Write the material out again in full, word for word. Do not include the pictures.

++++

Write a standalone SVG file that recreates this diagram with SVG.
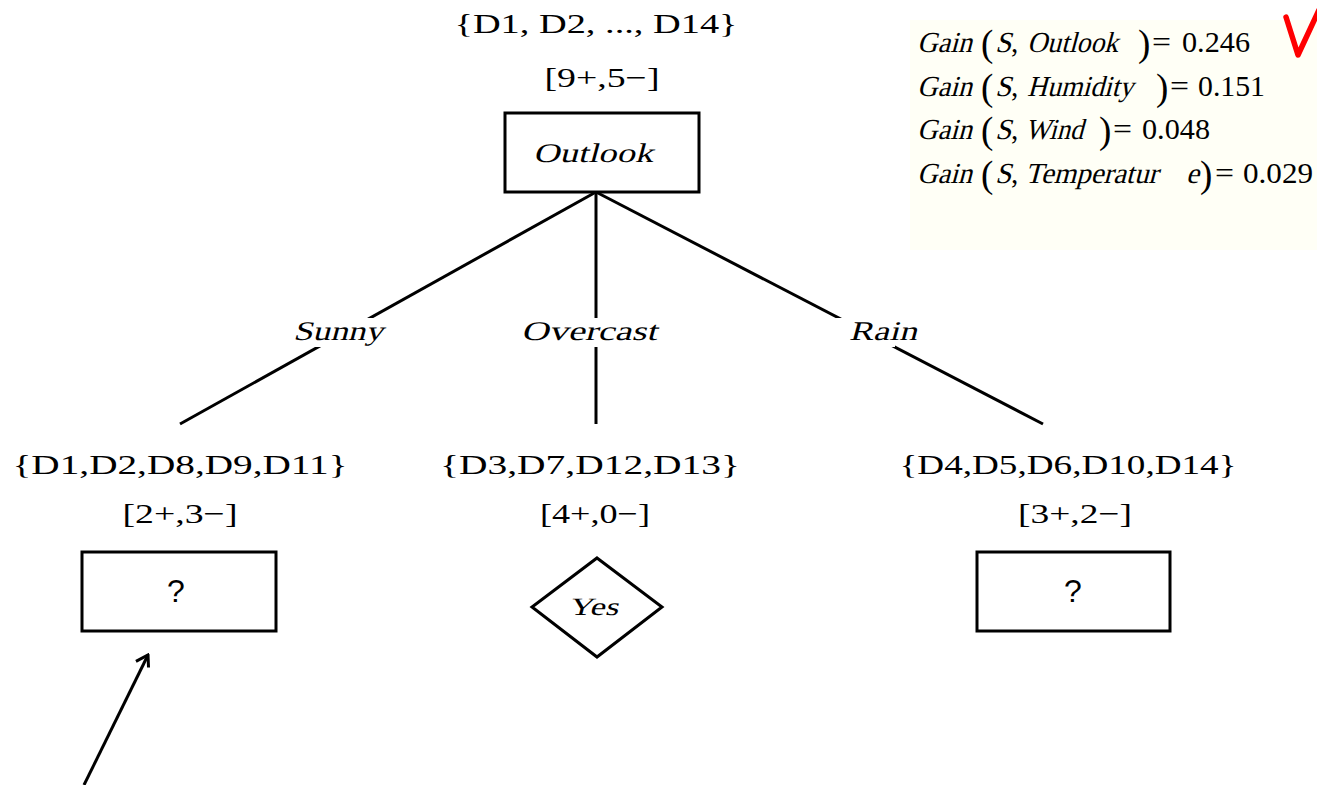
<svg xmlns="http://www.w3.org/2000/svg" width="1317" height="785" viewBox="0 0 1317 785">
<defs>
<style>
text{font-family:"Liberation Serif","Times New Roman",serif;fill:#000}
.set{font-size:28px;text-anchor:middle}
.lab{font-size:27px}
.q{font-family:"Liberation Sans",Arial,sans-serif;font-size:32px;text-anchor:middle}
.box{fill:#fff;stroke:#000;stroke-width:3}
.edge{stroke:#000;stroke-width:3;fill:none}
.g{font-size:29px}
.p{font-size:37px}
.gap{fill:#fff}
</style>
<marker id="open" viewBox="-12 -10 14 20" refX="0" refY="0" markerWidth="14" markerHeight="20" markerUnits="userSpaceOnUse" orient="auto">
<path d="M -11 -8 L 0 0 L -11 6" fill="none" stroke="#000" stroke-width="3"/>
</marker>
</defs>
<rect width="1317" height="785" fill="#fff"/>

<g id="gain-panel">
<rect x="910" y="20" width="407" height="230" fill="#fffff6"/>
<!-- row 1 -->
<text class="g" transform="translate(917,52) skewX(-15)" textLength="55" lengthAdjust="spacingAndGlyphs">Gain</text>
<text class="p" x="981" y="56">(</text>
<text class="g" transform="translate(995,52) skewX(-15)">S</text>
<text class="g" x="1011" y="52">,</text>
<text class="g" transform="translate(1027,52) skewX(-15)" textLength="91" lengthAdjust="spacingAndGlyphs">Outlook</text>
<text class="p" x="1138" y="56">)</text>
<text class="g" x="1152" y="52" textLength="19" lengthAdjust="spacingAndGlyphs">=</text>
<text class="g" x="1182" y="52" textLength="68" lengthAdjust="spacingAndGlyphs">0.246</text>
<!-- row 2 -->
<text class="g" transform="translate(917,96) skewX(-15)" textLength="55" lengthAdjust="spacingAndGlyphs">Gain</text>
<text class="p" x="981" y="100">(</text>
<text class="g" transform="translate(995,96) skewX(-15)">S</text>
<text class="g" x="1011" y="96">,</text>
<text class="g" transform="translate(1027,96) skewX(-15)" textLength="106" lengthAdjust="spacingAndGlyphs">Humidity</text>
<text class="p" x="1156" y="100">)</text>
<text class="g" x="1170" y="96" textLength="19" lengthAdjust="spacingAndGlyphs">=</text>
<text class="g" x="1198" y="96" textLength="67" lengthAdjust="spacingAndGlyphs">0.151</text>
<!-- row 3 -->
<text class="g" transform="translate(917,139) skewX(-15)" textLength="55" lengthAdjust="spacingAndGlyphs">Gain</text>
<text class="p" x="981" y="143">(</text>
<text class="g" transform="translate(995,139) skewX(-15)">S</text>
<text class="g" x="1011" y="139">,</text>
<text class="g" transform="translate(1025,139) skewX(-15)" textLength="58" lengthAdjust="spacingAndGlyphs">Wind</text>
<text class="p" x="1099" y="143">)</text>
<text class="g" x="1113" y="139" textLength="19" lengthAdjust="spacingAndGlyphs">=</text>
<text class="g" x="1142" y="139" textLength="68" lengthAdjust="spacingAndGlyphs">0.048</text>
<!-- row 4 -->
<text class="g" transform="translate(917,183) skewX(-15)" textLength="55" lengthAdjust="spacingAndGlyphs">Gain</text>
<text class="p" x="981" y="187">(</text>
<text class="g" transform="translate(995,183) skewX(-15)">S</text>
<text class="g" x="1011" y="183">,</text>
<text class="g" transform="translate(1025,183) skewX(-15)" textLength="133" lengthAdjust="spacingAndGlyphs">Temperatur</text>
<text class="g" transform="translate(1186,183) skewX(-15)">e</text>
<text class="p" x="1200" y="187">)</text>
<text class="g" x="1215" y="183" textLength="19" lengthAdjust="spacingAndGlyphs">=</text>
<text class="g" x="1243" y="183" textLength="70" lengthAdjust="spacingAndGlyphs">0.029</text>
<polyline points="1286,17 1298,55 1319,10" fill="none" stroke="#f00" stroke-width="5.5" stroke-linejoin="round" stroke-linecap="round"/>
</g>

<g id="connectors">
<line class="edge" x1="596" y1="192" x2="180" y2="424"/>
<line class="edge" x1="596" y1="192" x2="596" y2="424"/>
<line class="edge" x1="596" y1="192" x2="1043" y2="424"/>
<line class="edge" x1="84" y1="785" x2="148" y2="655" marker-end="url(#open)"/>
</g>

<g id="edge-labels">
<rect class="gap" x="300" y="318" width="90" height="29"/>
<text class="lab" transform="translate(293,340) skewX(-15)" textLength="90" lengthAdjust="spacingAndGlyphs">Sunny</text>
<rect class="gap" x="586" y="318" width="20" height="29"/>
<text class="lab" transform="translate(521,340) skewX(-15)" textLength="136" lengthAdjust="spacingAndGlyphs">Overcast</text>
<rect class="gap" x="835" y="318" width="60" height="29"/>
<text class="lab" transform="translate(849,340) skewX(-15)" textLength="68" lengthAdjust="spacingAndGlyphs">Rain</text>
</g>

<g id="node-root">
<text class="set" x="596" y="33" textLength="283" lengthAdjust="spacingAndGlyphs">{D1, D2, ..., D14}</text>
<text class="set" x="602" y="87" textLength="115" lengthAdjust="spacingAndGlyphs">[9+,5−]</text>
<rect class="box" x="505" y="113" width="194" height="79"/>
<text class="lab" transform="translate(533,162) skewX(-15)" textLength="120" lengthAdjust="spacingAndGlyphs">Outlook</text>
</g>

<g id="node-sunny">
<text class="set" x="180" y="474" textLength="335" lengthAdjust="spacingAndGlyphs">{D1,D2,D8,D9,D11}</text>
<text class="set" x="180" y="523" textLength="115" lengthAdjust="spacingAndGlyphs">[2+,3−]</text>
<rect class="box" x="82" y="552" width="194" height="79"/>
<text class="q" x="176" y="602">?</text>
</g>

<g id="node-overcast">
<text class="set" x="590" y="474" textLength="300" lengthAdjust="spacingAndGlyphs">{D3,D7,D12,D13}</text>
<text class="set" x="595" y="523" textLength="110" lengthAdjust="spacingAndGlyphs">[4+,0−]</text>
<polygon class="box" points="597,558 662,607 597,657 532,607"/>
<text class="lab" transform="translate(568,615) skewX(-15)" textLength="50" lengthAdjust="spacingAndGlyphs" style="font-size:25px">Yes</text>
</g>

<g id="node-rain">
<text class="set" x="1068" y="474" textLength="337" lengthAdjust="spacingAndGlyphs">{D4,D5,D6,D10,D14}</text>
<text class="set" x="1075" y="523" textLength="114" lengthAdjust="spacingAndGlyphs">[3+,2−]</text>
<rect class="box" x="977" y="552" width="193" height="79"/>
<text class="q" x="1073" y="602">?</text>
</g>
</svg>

++++

**Worked answer**
Write a standalone SVG file that recreates this diagram with SVG.
<svg xmlns="http://www.w3.org/2000/svg" width="1317" height="785" viewBox="0 0 1317 785">
<defs>
<style>
text{font-family:"Liberation Serif","Times New Roman",serif;fill:#000}
.set{font-size:28px;text-anchor:middle}
.lab{font-size:27px}
.q{font-family:"Liberation Sans",Arial,sans-serif;font-size:32px;text-anchor:middle}
.box{fill:#fff;stroke:#000;stroke-width:3}
.edge{stroke:#000;stroke-width:3;fill:none}
.g{font-size:29px}
.p{font-size:37px}
.gap{fill:#fff}
</style>
<marker id="open" viewBox="-12 -10 14 20" refX="0" refY="0" markerWidth="14" markerHeight="20" markerUnits="userSpaceOnUse" orient="auto">
<path d="M -11 -8 L 0 0 L -11 6" fill="none" stroke="#000" stroke-width="3"/>
</marker>
</defs>
<rect width="1317" height="785" fill="#fff"/>

<g id="gain-panel">
<rect x="910" y="20" width="407" height="230" fill="#fffff6"/>
<!-- row 1 -->
<text class="g" transform="translate(917,52) skewX(-15)" textLength="55" lengthAdjust="spacingAndGlyphs">Gain</text>
<text class="p" x="981" y="56">(</text>
<text class="g" transform="translate(995,52) skewX(-15)">S</text>
<text class="g" x="1011" y="52">,</text>
<text class="g" transform="translate(1027,52) skewX(-15)" textLength="91" lengthAdjust="spacingAndGlyphs">Outlook</text>
<text class="p" x="1138" y="56">)</text>
<text class="g" x="1152" y="52" textLength="19" lengthAdjust="spacingAndGlyphs">=</text>
<text class="g" x="1182" y="52" textLength="68" lengthAdjust="spacingAndGlyphs">0.246</text>
<!-- row 2 -->
<text class="g" transform="translate(917,96) skewX(-15)" textLength="55" lengthAdjust="spacingAndGlyphs">Gain</text>
<text class="p" x="981" y="100">(</text>
<text class="g" transform="translate(995,96) skewX(-15)">S</text>
<text class="g" x="1011" y="96">,</text>
<text class="g" transform="translate(1027,96) skewX(-15)" textLength="106" lengthAdjust="spacingAndGlyphs">Humidity</text>
<text class="p" x="1156" y="100">)</text>
<text class="g" x="1170" y="96" textLength="19" lengthAdjust="spacingAndGlyphs">=</text>
<text class="g" x="1198" y="96" textLength="67" lengthAdjust="spacingAndGlyphs">0.151</text>
<!-- row 3 -->
<text class="g" transform="translate(917,139) skewX(-15)" textLength="55" lengthAdjust="spacingAndGlyphs">Gain</text>
<text class="p" x="981" y="143">(</text>
<text class="g" transform="translate(995,139) skewX(-15)">S</text>
<text class="g" x="1011" y="139">,</text>
<text class="g" transform="translate(1025,139) skewX(-15)" textLength="58" lengthAdjust="spacingAndGlyphs">Wind</text>
<text class="p" x="1099" y="143">)</text>
<text class="g" x="1113" y="139" textLength="19" lengthAdjust="spacingAndGlyphs">=</text>
<text class="g" x="1142" y="139" textLength="68" lengthAdjust="spacingAndGlyphs">0.048</text>
<!-- row 4 -->
<text class="g" transform="translate(917,183) skewX(-15)" textLength="55" lengthAdjust="spacingAndGlyphs">Gain</text>
<text class="p" x="981" y="187">(</text>
<text class="g" transform="translate(995,183) skewX(-15)">S</text>
<text class="g" x="1011" y="183">,</text>
<text class="g" transform="translate(1025,183) skewX(-15)" textLength="133" lengthAdjust="spacingAndGlyphs">Temperatur</text>
<text class="g" transform="translate(1186,183) skewX(-15)">e</text>
<text class="p" x="1200" y="187">)</text>
<text class="g" x="1215" y="183" textLength="19" lengthAdjust="spacingAndGlyphs">=</text>
<text class="g" x="1243" y="183" textLength="70" lengthAdjust="spacingAndGlyphs">0.029</text>
<polyline points="1286,17 1298,55 1319,10" fill="none" stroke="#f00" stroke-width="5.5" stroke-linejoin="round" stroke-linecap="round"/>
</g>

<g id="connectors">
<line class="edge" x1="596" y1="192" x2="180" y2="424"/>
<line class="edge" x1="596" y1="192" x2="596" y2="424"/>
<line class="edge" x1="596" y1="192" x2="1043" y2="424"/>
<line class="edge" x1="84" y1="785" x2="148" y2="655" marker-end="url(#open)"/>
</g>

<g id="edge-labels">
<rect class="gap" x="300" y="318" width="90" height="29"/>
<text class="lab" transform="translate(293,340) skewX(-15)" textLength="90" lengthAdjust="spacingAndGlyphs">Sunny</text>
<rect class="gap" x="586" y="318" width="20" height="29"/>
<text class="lab" transform="translate(521,340) skewX(-15)" textLength="136" lengthAdjust="spacingAndGlyphs">Overcast</text>
<rect class="gap" x="835" y="318" width="60" height="29"/>
<text class="lab" transform="translate(849,340) skewX(-15)" textLength="68" lengthAdjust="spacingAndGlyphs">Rain</text>
</g>

<g id="node-root">
<text class="set" x="596" y="33" textLength="283" lengthAdjust="spacingAndGlyphs">{D1, D2, ..., D14}</text>
<text class="set" x="602" y="87" textLength="115" lengthAdjust="spacingAndGlyphs">[9+,5−]</text>
<rect class="box" x="505" y="113" width="194" height="79"/>
<text class="lab" transform="translate(533,162) skewX(-15)" textLength="120" lengthAdjust="spacingAndGlyphs">Outlook</text>
</g>

<g id="node-sunny">
<text class="set" x="180" y="474" textLength="335" lengthAdjust="spacingAndGlyphs">{D1,D2,D8,D9,D11}</text>
<text class="set" x="180" y="523" textLength="115" lengthAdjust="spacingAndGlyphs">[2+,3−]</text>
<rect class="box" x="82" y="552" width="194" height="79"/>
<text class="q" x="176" y="602">?</text>
</g>

<g id="node-overcast">
<text class="set" x="590" y="474" textLength="300" lengthAdjust="spacingAndGlyphs">{D3,D7,D12,D13}</text>
<text class="set" x="595" y="523" textLength="110" lengthAdjust="spacingAndGlyphs">[4+,0−]</text>
<polygon class="box" points="597,558 662,607 597,657 532,607"/>
<text class="lab" transform="translate(568,615) skewX(-15)" textLength="50" lengthAdjust="spacingAndGlyphs" style="font-size:25px">Yes</text>
</g>

<g id="node-rain">
<text class="set" x="1068" y="474" textLength="337" lengthAdjust="spacingAndGlyphs">{D4,D5,D6,D10,D14}</text>
<text class="set" x="1075" y="523" textLength="114" lengthAdjust="spacingAndGlyphs">[3+,2−]</text>
<rect class="box" x="977" y="552" width="193" height="79"/>
<text class="q" x="1073" y="602">?</text>
</g>
</svg>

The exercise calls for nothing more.